> [YOUR OBJECTIVE]: Reproduce the listing below exactly. Pictures do not belong in the copy.

> [DATASET SECTION]:
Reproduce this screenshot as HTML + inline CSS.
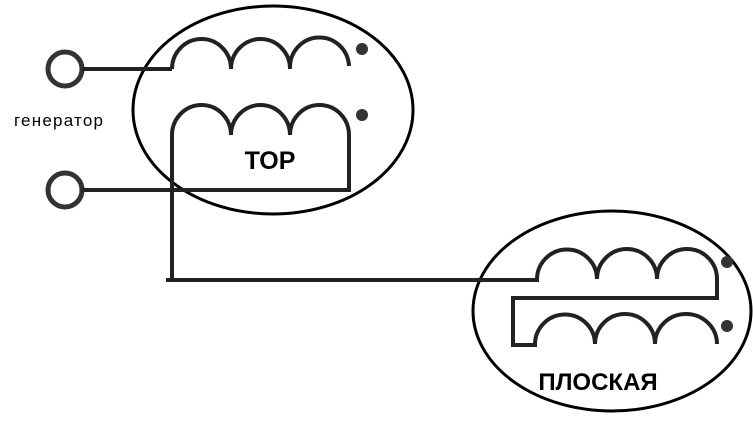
<!DOCTYPE html>
<html><head><meta charset="utf-8"><style>body{margin:0;background:#fff}</style></head><body>
<svg width="753" height="417" viewBox="0 0 753 417" xmlns="http://www.w3.org/2000/svg">
<g fill="none" stroke="#000" stroke-width="3">
<ellipse cx="273" cy="110" rx="140" ry="104"/>
<ellipse cx="612" cy="311" rx="139" ry="100"/>
</g>
<g fill="none" stroke="#333" stroke-width="5">
<circle cx="65" cy="69" r="17"/>
<circle cx="65" cy="190" r="17"/>
</g>
<g fill="none" stroke="#222" stroke-width="4">
<path d="M82 69 H172"/>
<path d="M172 69 A29.5 30 0 0 1 231 69 A29.5 30 0 0 1 290 69 A29.5 30 0 0 1 349 66"/>
<path d="M172 280 V135 A29.5 30 0 0 1 231 135 A29.5 30 0 0 1 290 135 A29.5 30 0 0 1 349 135 V190 H82"/>
<path d="M166 280 H537 A30 30 0 0 1 597 279 A30 30 0 0 1 657 279 A30 30 0 0 1 717 279 V298 H513 V345 H535 A30 30 0 0 1 595 344 A30 30 0 0 1 655 344 A31 30 0 0 1 717 344"/>
</g>
<g fill="#333">
<circle cx="362" cy="49" r="6"/>
<circle cx="362" cy="115" r="6"/>
<circle cx="727" cy="262" r="6"/>
<circle cx="727" cy="326" r="6"/>
</g>
<text x="270" y="169" text-anchor="middle" font-family="Liberation Sans, DejaVu Sans, sans-serif" font-weight="bold" font-size="25" fill="#000">ТОР</text>
<text x="598" y="390" text-anchor="middle" font-family="Liberation Sans, DejaVu Sans, sans-serif" font-weight="bold" font-size="24" fill="#000">ПЛОСКАЯ</text>
<text x="14" y="126" font-family="Liberation Sans, DejaVu Sans, sans-serif" font-size="17" textLength="89" fill="#000">генератор</text>
</svg>
</body></html>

> [THE ANSWER]:
Reproduce this screenshot as HTML + inline CSS.
<!DOCTYPE html>
<html><head><meta charset="utf-8"><style>body{margin:0;background:#fff}</style></head><body>
<svg width="753" height="417" viewBox="0 0 753 417" xmlns="http://www.w3.org/2000/svg">
<g fill="none" stroke="#000" stroke-width="3">
<ellipse cx="273" cy="110" rx="140" ry="104"/>
<ellipse cx="612" cy="311" rx="139" ry="100"/>
</g>
<g fill="none" stroke="#333" stroke-width="5">
<circle cx="65" cy="69" r="17"/>
<circle cx="65" cy="190" r="17"/>
</g>
<g fill="none" stroke="#222" stroke-width="4">
<path d="M82 69 H172"/>
<path d="M172 69 A29.5 30 0 0 1 231 69 A29.5 30 0 0 1 290 69 A29.5 30 0 0 1 349 66"/>
<path d="M172 280 V135 A29.5 30 0 0 1 231 135 A29.5 30 0 0 1 290 135 A29.5 30 0 0 1 349 135 V190 H82"/>
<path d="M166 280 H537 A30 30 0 0 1 597 279 A30 30 0 0 1 657 279 A30 30 0 0 1 717 279 V298 H513 V345 H535 A30 30 0 0 1 595 344 A30 30 0 0 1 655 344 A31 30 0 0 1 717 344"/>
</g>
<g fill="#333">
<circle cx="362" cy="49" r="6"/>
<circle cx="362" cy="115" r="6"/>
<circle cx="727" cy="262" r="6"/>
<circle cx="727" cy="326" r="6"/>
</g>
<text x="270" y="169" text-anchor="middle" font-family="Liberation Sans, DejaVu Sans, sans-serif" font-weight="bold" font-size="25" fill="#000">ТОР</text>
<text x="598" y="390" text-anchor="middle" font-family="Liberation Sans, DejaVu Sans, sans-serif" font-weight="bold" font-size="24" fill="#000">ПЛОСКАЯ</text>
<text x="14" y="126" font-family="Liberation Sans, DejaVu Sans, sans-serif" font-size="17" textLength="89" fill="#000">генератор</text>
</svg>
</body></html>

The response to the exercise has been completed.